練功與武術之心得

/賀安莉 (Ann Marie)

 

   When I started practicing chikung here I didn’t know what it was going to be like. I wasn’t prepared during the first class to have to remember so much, so I felt a lot of emotions! A new way to breathe! My muscles had to move in a way they never had before and refused to cooperate! And, my body couldn’t begin to try to bend the way it was supposed to bend in class! Worst of all, it seemed like everyone else in class could do the practice so easily and so well, but I had no idea if I was even doing it right or not! It was quite frustrating to say the least!

Then I remembered that I was just a beginner, so I’m not supposed to know how to do it “right”. All I could be responsible for was to “just do it” and follow the directions as best I could. I figured if I just did the practice, changes and adjustments would happen slowly and naturally. So, I decided to be happy being a beginner for as long as I practice chikung. Whenever I try to be an expert and know how to do it right, I create problems for myself.

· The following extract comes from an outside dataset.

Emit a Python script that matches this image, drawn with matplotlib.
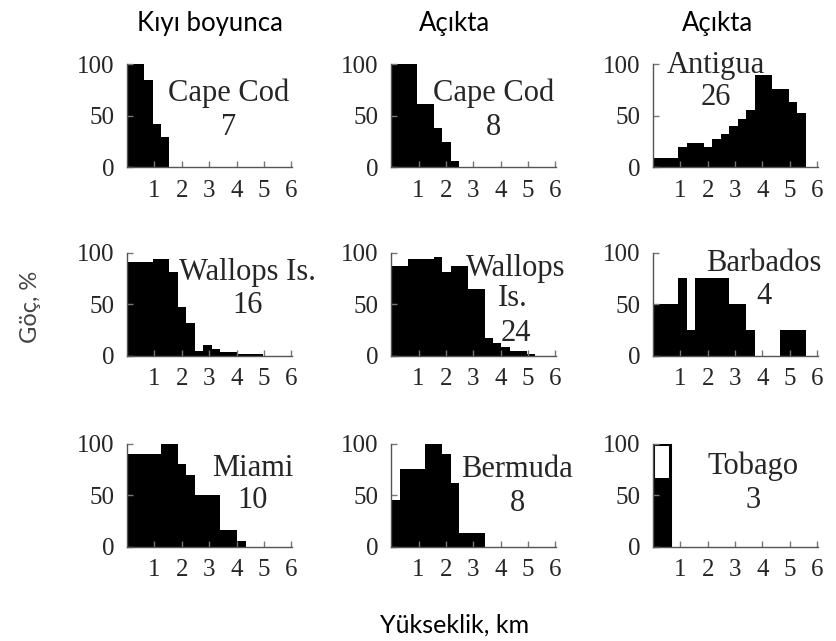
import matplotlib
matplotlib.use("Agg")
import matplotlib.pyplot as plt
import numpy as np

# bin width (km) of the altitude classes
BIN_KM = 0.31

# panel names and sample counts, row by row
names = ["Cape Cod", "Cape Cod", "Antigua",
         "Wallops Is.", "Wallops\nIs.", "Barbados",
         "Miami", "Bermuda", "Tobago"]
counts = ["7", "8", "26", "16", "24", "4", "10", "8", "3"]

# percentage per altitude bin, starting at 0 km
cape_cod_coast = [100, 100, 85, 42, 29]
cape_cod_off = [100, 100, 100, 61, 61, 38, 25, 6]
antigua = [9, 9, 9, 20, 24, 24, 20, 27, 32, 40, 47, 56, 89, 89, 76, 76, 63, 53]
wallops_coast = [91, 91, 91, 94, 94, 81, 47, 32, 5, 10, 7, 4, 4, 2, 2, 2]
wallops_off = [87, 87, 94, 94, 94, 96, 81, 87, 87, 65, 65, 17, 12, 8, 5, 5, 2]
barbados = [50, 50, 50, 75, 25, 75, 75, 75, 75, 50, 50, 25, 0, 0, 0, 25, 25, 25]
miami = [90, 90, 90, 90, 100, 100, 80, 70, 50, 50, 50, 16, 16, 6]
bermuda = [45, 75, 75, 75, 100, 100, 90, 62, 13, 13, 13]
tobago = [67, 67]
tobago_outline = [100, 100]

series = [cape_cod_coast, cape_cod_off, antigua,
          wallops_coast, wallops_off, barbados,
          miami, bermuda, tobago]

headers = ["Kıyı boyunca", "Açıkta", "Açıkta"]
x_ticks = [1, 2, 3, 4, 5, 6]
y_ticks = [0, 50, 100]

# layout (figure fractions) and label placement (data coords)
col_left = [0.152, 0.468, 0.781]
row_bottom = [0.739, 0.445, 0.147]
ax_w, ax_h = 0.197, 0.161
header_x = [0.251, 0.544, 0.858]
label_pos = [(3.7, 72, 39), (3.75, 72, 39), (2.3, 99, 68),
             (4.4, 81, 49), (4.55, 85, 22), (4.05, 89, 57),
             (4.6, 76, 45), (4.6, 75, 42), (3.67, 78, 45)]

serif = "Liberation Serif"
ink = "#262626"

fig = plt.figure(figsize=(8.36, 6.41), dpi=100)

for i, heights in enumerate(series):
    r, c = divmod(i, 3)
    ax = fig.add_axes([col_left[c], row_bottom[r], ax_w, ax_h])
    edges = np.arange(len(heights) + 1) * BIN_KM
    if i == 8:
        # Tobago: outlined column behind the filled part
        ax.stairs(tobago_outline, edges, fill=False, color="black",
                  linewidth=2.2, baseline=0)
    ax.stairs(heights, edges, fill=True, color="black", linewidth=0)

    ax.set_xlim(0, 6.02)
    ax.set_ylim(0, 100)
    ax.set_xticks(x_ticks)
    ax.set_yticks(y_ticks)
    for s in ["top", "right"]:
        ax.spines[s].set_visible(False)
    for s in ["left", "bottom"]:
        ax.spines[s].set_color("#555555")
        ax.spines[s].set_linewidth(1.0)
    ax.tick_params(direction="in", length=4, width=1, color="#777777",
                   labelcolor=ink, labelsize=18)
    ax.tick_params(axis="y", pad=9)
    ax.tick_params(axis="x", pad=9)
    for lab in ax.get_xticklabels() + ax.get_yticklabels():
        lab.set_fontfamily(serif)
    ax.patch.set_visible(False)

    lx, ly1, ly2 = label_pos[i]
    name = names[i]
    if "\n" in name:
        first, second = name.split("\n")
        ax.text(lx, ly1, first, ha="center", va="center", fontsize=22,
                family=serif, color=ink)
        ax.text(lx - 0.1, (ly1 + ly2) / 2 + 2, second, ha="center",
                va="center", fontsize=22, family=serif, color=ink)
    else:
        ax.text(lx, ly1, name, ha="center", va="center", fontsize=22,
                family=serif, color=ink)
    ax.text(lx, ly2, counts[i], ha="center", va="center", fontsize=22,
            family=serif, color=ink)

for c, h in enumerate(headers):
    fig.text(header_x[c], 0.964, h, ha="center", va="center",
             fontsize=18.5, family="Lato", color="black")

fig.text(0.036, 0.522, "Göç, %", rotation=90, ha="center", va="center",
         fontsize=17, family="Lato", color="#444444")
fig.text(0.544, 0.025, "Yükseklik, km", ha="center", va="center",
         fontsize=18, family="Lato", color="black")

fig.savefig("out.png", dpi=100)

I have found that practicing chikung is not like doing other exercises to build strength or to tone your body. Those exercises have a “correct” form which your physical body can master. But in practicing chikung it seems like the practice changes as both my body and mind change in a wonderful way without a point of mastery.

Teacher Chung gives very few directions on how to practice chikung. He mostly just shows us what we need to do. His main direction is “don’t think”. I just discovered after all this time that when I am concerned about doing the practice “right”, I’m mostly using my brain to do the practice and not using my body, too.

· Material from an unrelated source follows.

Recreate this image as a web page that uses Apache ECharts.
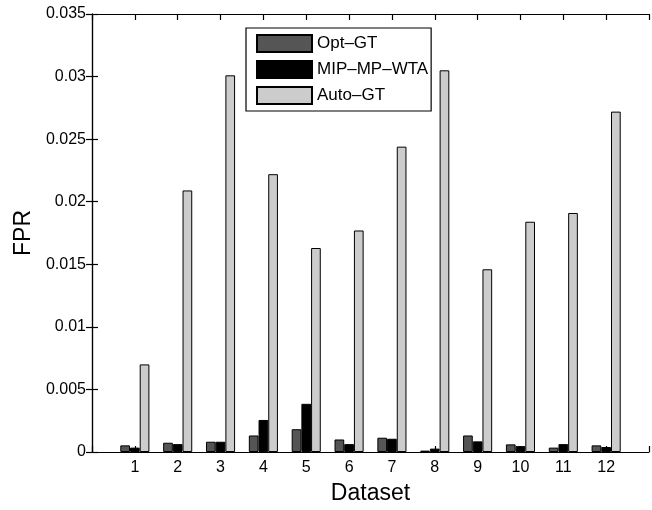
<!DOCTYPE html>
<html>
<head>
<meta charset="utf-8">
<script src="https://cdn.jsdelivr.net/npm/echarts@6/dist/echarts.min.js"></script>
<style>
  html, body { margin: 0; padding: 0; background: #fff; }
  #chart { width: 652px; height: 510px; }
</style>
</head>
<body>
<div id="chart"></div>
<script>
// datasets 1..12
const datasets = ['1', '2', '3', '4', '5', '6', '7', '8', '9', '10', '11', '12'];
const seriesNames = ['Opt–GT', 'MIP–MP–WTA', 'Auto–GT'];

// FPR values
const optGT = [0.00053, 0.00074, 0.00082, 0.00132, 0.00182, 0.00100, 0.00114, 0.00011, 0.00132, 0.00061, 0.00035, 0.00053];
const mipWTA = [0.00035, 0.00063, 0.00082, 0.00256, 0.00385, 0.00063, 0.00106, 0.00027, 0.00085, 0.00047, 0.00063, 0.00040];
const autoGT = [0.0070, 0.0209, 0.0301, 0.0222, 0.0163, 0.0177, 0.0244, 0.0305, 0.0146, 0.0184, 0.0191, 0.0272];

const yTicks = [0, 0.005, 0.01, 0.015, 0.02, 0.025, 0.03, 0.035];

const colors = ['#555555', '#000000', '#cccccc'];
const allValues = [optGT, mipWTA, autoGT];

const chart = echarts.init(document.getElementById('chart'));

const font = '"Liberation Sans", Arial, Helvetica, sans-serif';

const xCommon = {
  type: 'value',
  min: 0,
  max: datasets.length + 1,
  interval: 1,
  splitLine: { show: false },
  axisLine: { show: true, onZero: false, lineStyle: { color: '#000', width: 1.2 } },
  axisTick: {
    show: true,
    inside: true,
    length: 6,
    lineStyle: { color: '#000', width: 1.2 }
  }
};

const option = {
  animation: false,
  backgroundColor: '#fff',
  textStyle: { fontFamily: font },
  grid: { left: 92, top: 14, width: 562, height: 443, containLabel: false },
  legend: {
    orient: 'vertical',
    left: 246,
    top: 28,
    padding: [6, 3, 6, 10],
    itemWidth: 55,
    itemHeight: 17,
    itemGap: 7,
    backgroundColor: '#fff',
    borderColor: '#000',
    borderWidth: 1.2,
    borderRadius: 0,
    icon: 'rect',
    textStyle: { color: '#000', fontSize: 17, fontFamily: font, padding: [0, 0, 0, 0] },
    data: seriesNames
  },
  xAxis: [
    Object.assign({}, xCommon, {
      position: 'bottom',
      name: 'Dataset',
      nameLocation: 'middle',
      nameGap: 30,
      nameTextStyle: { color: '#000', fontSize: 23, fontFamily: font },
      axisLabel: {
        color: '#000',
        fontSize: 16,
        margin: 8,
        fontFamily: font,
        formatter: v => (v >= 1 && v <= datasets.length ? datasets[v - 1] : '')
      }
    }),
    Object.assign({}, xCommon, {
      position: 'top',
      axisLabel: { show: false }
    })
  ],
  yAxis: [
    {
      type: 'value',
      min: yTicks[0],
      max: yTicks[yTicks.length - 1],
      interval: 0.005,
      position: 'left',
      name: 'FPR',
      nameLocation: 'middle',
      nameGap: 57,
      nameRotate: 90,
      nameTextStyle: { color: '#000', fontSize: 23, fontFamily: font },
      splitLine: { show: false },
      axisLine: { show: true, lineStyle: { color: '#000', width: 1.2 } },
      axisTick: { show: true, inside: true, length: 6, lineStyle: { color: '#000', width: 1.2 } },
      axisLabel: { color: '#000', fontSize: 16, margin: 6, fontFamily: font }
    },
    {
      type: 'value',
      min: yTicks[0],
      max: yTicks[yTicks.length - 1],
      interval: 0.005,
      position: 'right',
      splitLine: { show: false },
      axisLine: { show: true, lineStyle: { color: '#000', width: 1.2 } },
      axisTick: { show: true, inside: true, length: 6, lineStyle: { color: '#000', width: 1.2 } },
      axisLabel: { show: false }
    }
  ],
  series: seriesNames.map((name, i) => ({
    name: name,
    type: 'bar',
    xAxisIndex: 0,
    yAxisIndex: 0,
    barWidth: 9.7,
    barGap: '0%',
    itemStyle: { color: colors[i], borderColor: '#000', borderWidth: 1 },
    emphasis: { disabled: true },
    data: allValues[i].map((v, j) => [j + 1, v])
  }))
};

chart.setOption(option);
</script>
</body>
</html>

I have found that when I get frustrated in the practice of chikung or kung fu, it can be a sign to me that something in my mind or body is telling me it is ready to make a change. It’s just like a two-year-old child who has a temper tantrum (兩歲小孩脾氣暴躁): he wants to do something but can’t yet tell people what it is, so he gets frustrated and angry. Perhaps in kung fu class when I “lose” a fight or get injured or in fundamental chikung class when I feel helpless trying to do something and feel so frustrated, these are just a sign that something is starting to open up in me to make a change. Seeing frustrations from this point of view will give us the optimism that we can further on in our practice.